-------- Given material --------
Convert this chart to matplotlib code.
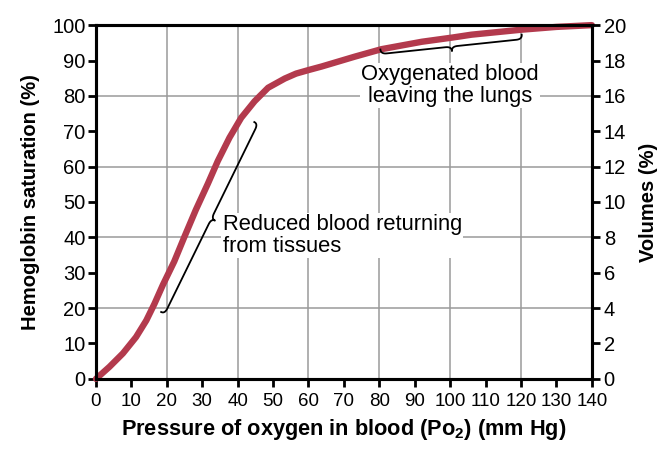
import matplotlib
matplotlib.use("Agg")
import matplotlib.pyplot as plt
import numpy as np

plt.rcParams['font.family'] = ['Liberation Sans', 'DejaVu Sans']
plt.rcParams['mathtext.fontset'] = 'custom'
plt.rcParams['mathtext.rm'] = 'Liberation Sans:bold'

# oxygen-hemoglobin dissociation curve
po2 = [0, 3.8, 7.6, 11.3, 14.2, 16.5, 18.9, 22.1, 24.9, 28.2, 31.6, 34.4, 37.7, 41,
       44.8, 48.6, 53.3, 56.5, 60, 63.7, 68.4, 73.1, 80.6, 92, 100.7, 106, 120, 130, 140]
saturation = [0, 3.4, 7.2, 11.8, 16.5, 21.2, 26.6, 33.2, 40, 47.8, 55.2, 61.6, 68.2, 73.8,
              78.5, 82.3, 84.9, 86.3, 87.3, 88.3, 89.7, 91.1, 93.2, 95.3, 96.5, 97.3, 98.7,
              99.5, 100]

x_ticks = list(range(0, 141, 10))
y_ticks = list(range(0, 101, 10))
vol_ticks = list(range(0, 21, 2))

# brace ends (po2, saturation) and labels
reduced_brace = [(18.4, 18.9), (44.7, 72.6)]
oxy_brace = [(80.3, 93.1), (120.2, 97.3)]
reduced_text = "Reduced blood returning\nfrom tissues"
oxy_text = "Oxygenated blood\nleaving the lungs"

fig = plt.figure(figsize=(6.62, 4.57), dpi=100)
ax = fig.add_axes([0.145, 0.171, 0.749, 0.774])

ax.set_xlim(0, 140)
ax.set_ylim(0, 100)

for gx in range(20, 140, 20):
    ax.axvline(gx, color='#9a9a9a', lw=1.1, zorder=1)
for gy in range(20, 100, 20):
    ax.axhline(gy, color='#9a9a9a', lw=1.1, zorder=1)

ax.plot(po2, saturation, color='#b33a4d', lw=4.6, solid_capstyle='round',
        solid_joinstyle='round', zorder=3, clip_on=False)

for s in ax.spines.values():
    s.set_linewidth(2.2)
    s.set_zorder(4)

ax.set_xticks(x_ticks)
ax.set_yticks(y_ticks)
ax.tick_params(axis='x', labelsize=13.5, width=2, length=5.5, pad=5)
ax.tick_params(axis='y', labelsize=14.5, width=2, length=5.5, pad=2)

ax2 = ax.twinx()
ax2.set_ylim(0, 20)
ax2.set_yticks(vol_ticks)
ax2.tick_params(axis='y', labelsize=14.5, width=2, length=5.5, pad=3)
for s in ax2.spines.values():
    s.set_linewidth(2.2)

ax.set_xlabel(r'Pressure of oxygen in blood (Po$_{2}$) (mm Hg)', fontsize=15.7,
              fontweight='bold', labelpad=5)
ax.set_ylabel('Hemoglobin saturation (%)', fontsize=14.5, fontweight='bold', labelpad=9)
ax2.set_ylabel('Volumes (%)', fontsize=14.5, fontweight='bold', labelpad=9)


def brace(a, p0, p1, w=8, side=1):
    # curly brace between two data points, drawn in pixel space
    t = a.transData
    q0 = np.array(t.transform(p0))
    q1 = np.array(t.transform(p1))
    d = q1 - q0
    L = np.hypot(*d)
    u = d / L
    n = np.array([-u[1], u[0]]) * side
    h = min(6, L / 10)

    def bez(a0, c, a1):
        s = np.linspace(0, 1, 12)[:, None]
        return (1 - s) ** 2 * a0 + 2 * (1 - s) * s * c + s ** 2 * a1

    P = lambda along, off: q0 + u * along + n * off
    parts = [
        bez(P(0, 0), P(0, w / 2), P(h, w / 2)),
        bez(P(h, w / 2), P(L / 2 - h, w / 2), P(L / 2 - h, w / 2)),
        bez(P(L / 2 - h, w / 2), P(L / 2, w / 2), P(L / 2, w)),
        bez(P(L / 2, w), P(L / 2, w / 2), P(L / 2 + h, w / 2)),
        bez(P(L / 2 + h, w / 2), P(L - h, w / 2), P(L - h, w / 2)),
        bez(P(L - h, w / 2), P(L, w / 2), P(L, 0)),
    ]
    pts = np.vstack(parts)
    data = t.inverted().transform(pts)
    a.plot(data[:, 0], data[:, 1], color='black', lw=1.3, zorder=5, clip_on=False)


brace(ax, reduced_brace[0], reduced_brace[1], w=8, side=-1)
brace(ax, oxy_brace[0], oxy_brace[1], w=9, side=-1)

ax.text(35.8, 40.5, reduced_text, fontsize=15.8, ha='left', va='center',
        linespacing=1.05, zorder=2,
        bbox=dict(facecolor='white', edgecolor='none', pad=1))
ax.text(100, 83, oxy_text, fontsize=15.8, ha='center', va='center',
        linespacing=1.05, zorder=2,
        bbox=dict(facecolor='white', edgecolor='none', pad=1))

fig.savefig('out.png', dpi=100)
--------
**Work to do**
Copy the whole listing above word for word but do not carry over the pictures.

**Complete answer**
Convert this chart to matplotlib code.
import matplotlib
matplotlib.use("Agg")
import matplotlib.pyplot as plt
import numpy as np

plt.rcParams['font.family'] = ['Liberation Sans', 'DejaVu Sans']
plt.rcParams['mathtext.fontset'] = 'custom'
plt.rcParams['mathtext.rm'] = 'Liberation Sans:bold'

# oxygen-hemoglobin dissociation curve
po2 = [0, 3.8, 7.6, 11.3, 14.2, 16.5, 18.9, 22.1, 24.9, 28.2, 31.6, 34.4, 37.7, 41,
       44.8, 48.6, 53.3, 56.5, 60, 63.7, 68.4, 73.1, 80.6, 92, 100.7, 106, 120, 130, 140]
saturation = [0, 3.4, 7.2, 11.8, 16.5, 21.2, 26.6, 33.2, 40, 47.8, 55.2, 61.6, 68.2, 73.8,
              78.5, 82.3, 84.9, 86.3, 87.3, 88.3, 89.7, 91.1, 93.2, 95.3, 96.5, 97.3, 98.7,
              99.5, 100]

x_ticks = list(range(0, 141, 10))
y_ticks = list(range(0, 101, 10))
vol_ticks = list(range(0, 21, 2))

# brace ends (po2, saturation) and labels
reduced_brace = [(18.4, 18.9), (44.7, 72.6)]
oxy_brace = [(80.3, 93.1), (120.2, 97.3)]
reduced_text = "Reduced blood returning\nfrom tissues"
oxy_text = "Oxygenated blood\nleaving the lungs"

fig = plt.figure(figsize=(6.62, 4.57), dpi=100)
ax = fig.add_axes([0.145, 0.171, 0.749, 0.774])

ax.set_xlim(0, 140)
ax.set_ylim(0, 100)

for gx in range(20, 140, 20):
    ax.axvline(gx, color='#9a9a9a', lw=1.1, zorder=1)
for gy in range(20, 100, 20):
    ax.axhline(gy, color='#9a9a9a', lw=1.1, zorder=1)

ax.plot(po2, saturation, color='#b33a4d', lw=4.6, solid_capstyle='round',
        solid_joinstyle='round', zorder=3, clip_on=False)

for s in ax.spines.values():
    s.set_linewidth(2.2)
    s.set_zorder(4)

ax.set_xticks(x_ticks)
ax.set_yticks(y_ticks)
ax.tick_params(axis='x', labelsize=13.5, width=2, length=5.5, pad=5)
ax.tick_params(axis='y', labelsize=14.5, width=2, length=5.5, pad=2)

ax2 = ax.twinx()
ax2.set_ylim(0, 20)
ax2.set_yticks(vol_ticks)
ax2.tick_params(axis='y', labelsize=14.5, width=2, length=5.5, pad=3)
for s in ax2.spines.values():
    s.set_linewidth(2.2)

ax.set_xlabel(r'Pressure of oxygen in blood (Po$_{2}$) (mm Hg)', fontsize=15.7,
              fontweight='bold', labelpad=5)
ax.set_ylabel('Hemoglobin saturation (%)', fontsize=14.5, fontweight='bold', labelpad=9)
ax2.set_ylabel('Volumes (%)', fontsize=14.5, fontweight='bold', labelpad=9)


def brace(a, p0, p1, w=8, side=1):
    # curly brace between two data points, drawn in pixel space
    t = a.transData
    q0 = np.array(t.transform(p0))
    q1 = np.array(t.transform(p1))
    d = q1 - q0
    L = np.hypot(*d)
    u = d / L
    n = np.array([-u[1], u[0]]) * side
    h = min(6, L / 10)

    def bez(a0, c, a1):
        s = np.linspace(0, 1, 12)[:, None]
        return (1 - s) ** 2 * a0 + 2 * (1 - s) * s * c + s ** 2 * a1

    P = lambda along, off: q0 + u * along + n * off
    parts = [
        bez(P(0, 0), P(0, w / 2), P(h, w / 2)),
        bez(P(h, w / 2), P(L / 2 - h, w / 2), P(L / 2 - h, w / 2)),
        bez(P(L / 2 - h, w / 2), P(L / 2, w / 2), P(L / 2, w)),
        bez(P(L / 2, w), P(L / 2, w / 2), P(L / 2 + h, w / 2)),
        bez(P(L / 2 + h, w / 2), P(L - h, w / 2), P(L - h, w / 2)),
        bez(P(L - h, w / 2), P(L, w / 2), P(L, 0)),
    ]
    pts = np.vstack(parts)
    data = t.inverted().transform(pts)
    a.plot(data[:, 0], data[:, 1], color='black', lw=1.3, zorder=5, clip_on=False)


brace(ax, reduced_brace[0], reduced_brace[1], w=8, side=-1)
brace(ax, oxy_brace[0], oxy_brace[1], w=9, side=-1)

ax.text(35.8, 40.5, reduced_text, fontsize=15.8, ha='left', va='center',
        linespacing=1.05, zorder=2,
        bbox=dict(facecolor='white', edgecolor='none', pad=1))
ax.text(100, 83, oxy_text, fontsize=15.8, ha='center', va='center',
        linespacing=1.05, zorder=2,
        bbox=dict(facecolor='white', edgecolor='none', pad=1))

fig.savefig('out.png', dpi=100)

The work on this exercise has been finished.